The Barbarian Invasions

Synopsis: Remy (Remy Girard), a divorced history professor in his early fifties, is dying and his family and friends get together to make his final days more palatable.

There no doubt comes a time in all our lives when we realize that the crest has been passed and we begin to reflect on our achievements, or lack of them. Denys Arcand has clearly arrived at that time and The Barbarian Invasions is the result. Winner of the 2003 Cannes Best Screenplay award and an Oscar for Best Foreign Film at the 2004 Academy Awards it is an exemplary ‘art-house’ film – intelligently written and tastefully presented with a European sensibility.
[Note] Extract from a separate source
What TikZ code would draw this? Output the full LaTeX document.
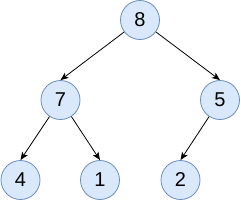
\documentclass[tikz,border=0pt]{standalone}
\usepackage{fontspec}
\setmainfont{Liberation Sans}
\usetikzlibrary{arrows.meta}
\definecolor{nodefill}{HTML}{DAE8FC}
\definecolor{nodeline}{HTML}{6C8EBF}
\tikzset{
  heapnode/.style={circle, draw=nodeline, fill=nodefill, line width=0.8pt,
    minimum size=39pt, inner sep=0pt, font=\fontsize{20}{24}\selectfont},
  heapedge/.style={-{Stealth[length=8pt, width=6.5pt, inset=2pt]}, line width=0.8pt}
}
\begin{document}
\begin{tikzpicture}[x=1pt, y=-1pt]
  \useasboundingbox (0,0) rectangle (241,201);
  % levels of the heap
  \node[heapnode] (n8) at (140,20) {8};
  \node[heapnode] (n7) at (60.5,100) {7};
  \node[heapnode] (n5) at (220,100) {5};
  \node[heapnode] (n4) at (20.5,180) {4};
  \node[heapnode] (n1) at (100,180) {1};
  \node[heapnode] (n2) at (180.5,180) {2};
  % parent to child links
  \draw[heapedge] (n8) -- (n7.north);
  \draw[heapedge] (n8) -- (n5.north);
  \draw[heapedge] (n7) -- (n4.north);
  \draw[heapedge] (n7) -- (n1.north);
  \draw[heapedge] (n5) -- (n2.north);
\end{tikzpicture}
\end{document}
Arcand is French-Canadian, but his cultural reference points are European rather than North American. Such reference points abound as he gives us a history of someone who grew to self-awareness in the time of post-existentialism and Godard, Francoise Hardy and the 60s’ sexual revolution. Contemporaries of the soon-to-be-cut-short Remy will no doubt get much from this collage of memories as they recognize in it their own experiences but the film is more than a leafing through of the past. There is also a complex interplay of skilfully-articulated characters who are all brought to life by an excellent ensemble of players (the film is a companion piece to The Decline of the American Empire,1987, which features many of the same actors) in a well-constructed story.

The Barbarian Invasions
will no doubt be compared to The Big Chill (1983) which similarly involved the coming-together of a group of '60s survivors over the death of a mutual friend. Arcand’s offering is a richer film. Not that it is profound or intellectually complex, but it is wider-ranging particularly in relating the characters to their times, times which, in Arcand’s view, were far superior to the present Remy is leaving.

Whilst this is truly engaging fare, where the film does fall down, however, is as a portrait of a man dying. Arcand introduces the plot device of the millionaire son to facilitate what is a fairy-tale passage to the world beyond. No colostomy bags and death rattles here – its drugs on tap, convivial friends in salubrious surrounds and reconciliation partout.